The Accent Problem That Sparked a New AI Model

Behind every great product decision is usually a real human problem. For Mirage CEO Gaurav Misra, that problem was personal. His father was using the app and found that every time he spoke in an Indian accent, the AI-generated audio would flatten it into an American one. That experience drove the development of Mirage's new audio model.

The model is built specifically to preserve accents in AI-generated video speech. For a platform whose users span dozens of countries and cultures, this is not a small feature. It is a statement about inclusion and authenticity in AI-generated media. Creators who have long felt sidelined by tools built for a single accent or dialect now have something designed with them in mind.

Assembly Intelligence: The Next Frontier for Mirage

Misra has spoken openly about Mirage's intention to build additional models beyond what it has released so far. The guiding concept is what the company calls assembly intelligence, which refers to the ability to automatically piece together a complete video from multiple sources and components.

This is where Mirage's ambitions become truly interesting. Rather than simply editing footage a creator has already shot, assembly intelligence would allow the system to synthesize, sequence, and structure video from disparate inputs. Think of it as moving from a smart editor to an autonomous video producer. The details are still emerging, but the direction is clear.

Taking On CapCut and Meta Edits With a Freemium Model

Competing in the AI video space means sharing a crowded arena. CapCut, backed by ByteDance, has built a massive global following. Meta's Edits app entered the market and immediately commanded attention. Mirage has chosen to compete head-on by switching to a freemium model in January 2025.

That shift opened the door to users who might have hesitated at a subscription paywall, and it allowed Mirage to grow its base faster. The company now also offers a video-creation suite that enables businesses to produce and distribute videos in bulk. This dual focus on individual creators and business clients gives Mirage a structural advantage that pure consumer tools cannot easily replicate.

Merging Mobile and Web for Small Business Video Marketing

Currently, Mirage operates across two distinct surfaces. The Captions experience lives primarily on mobile, optimized for on-the-go creators. The marketing suite runs on the web, tailored for teams and brands managing larger content operations. The company's next move is to bring these two platforms together into a single, unified product.

The target audience for this merged experience is small businesses that want to create professional marketing videos without the overhead of a production team. This is a massive and underserved segment. Many small business owners know they need video content to compete in today's social-first environment but lack the tools or budget to produce it at scale. Mirage wants to be the answer.

What Sets Mirage Apart in a Crowded AI Video Market

Plenty of companies are chasing the AI video opportunity. Some focus on generation, others on editing, and still others on distribution and analytics.

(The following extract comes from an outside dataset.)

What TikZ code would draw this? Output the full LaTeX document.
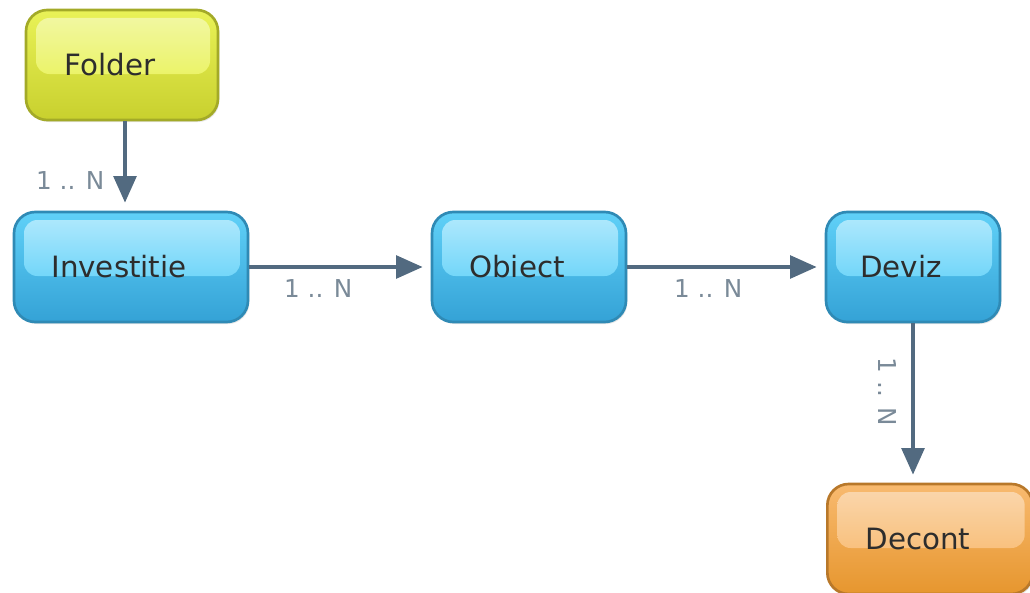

What makes Mirage's positioning distinct is its combination of proprietary model development, strong unit economics, and a user base that spans creators, marketers, and enterprises.

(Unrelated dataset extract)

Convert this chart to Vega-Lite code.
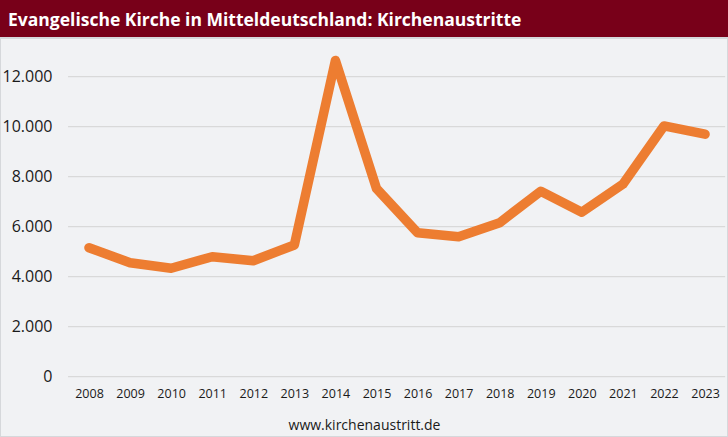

Singhvi put it plainly: regardless of what other tools exist in the market, Mirage is clearly ahead in unit economics, and that is ultimately a reflection of its product quality. In a sector where many companies are still burning cash to find product-market fit, Mirage appears to have already found it and is now focused on scaling what works.

What Comes Next for Mirage and AI Video Creation

With $75 million in new capital and expansion targets across Asia, Mirage is entering its next phase with real momentum. The company's roadmap includes new model development, platform unification, and deeper penetration into enterprise marketing budgets.

For creators, small business owners, and marketing teams, Mirage represents something worth watching closely. AI video editing is no longer a novelty. It is becoming infrastructure. And Mirage is quietly positioning itself as the company that builds the foundation others will depend on.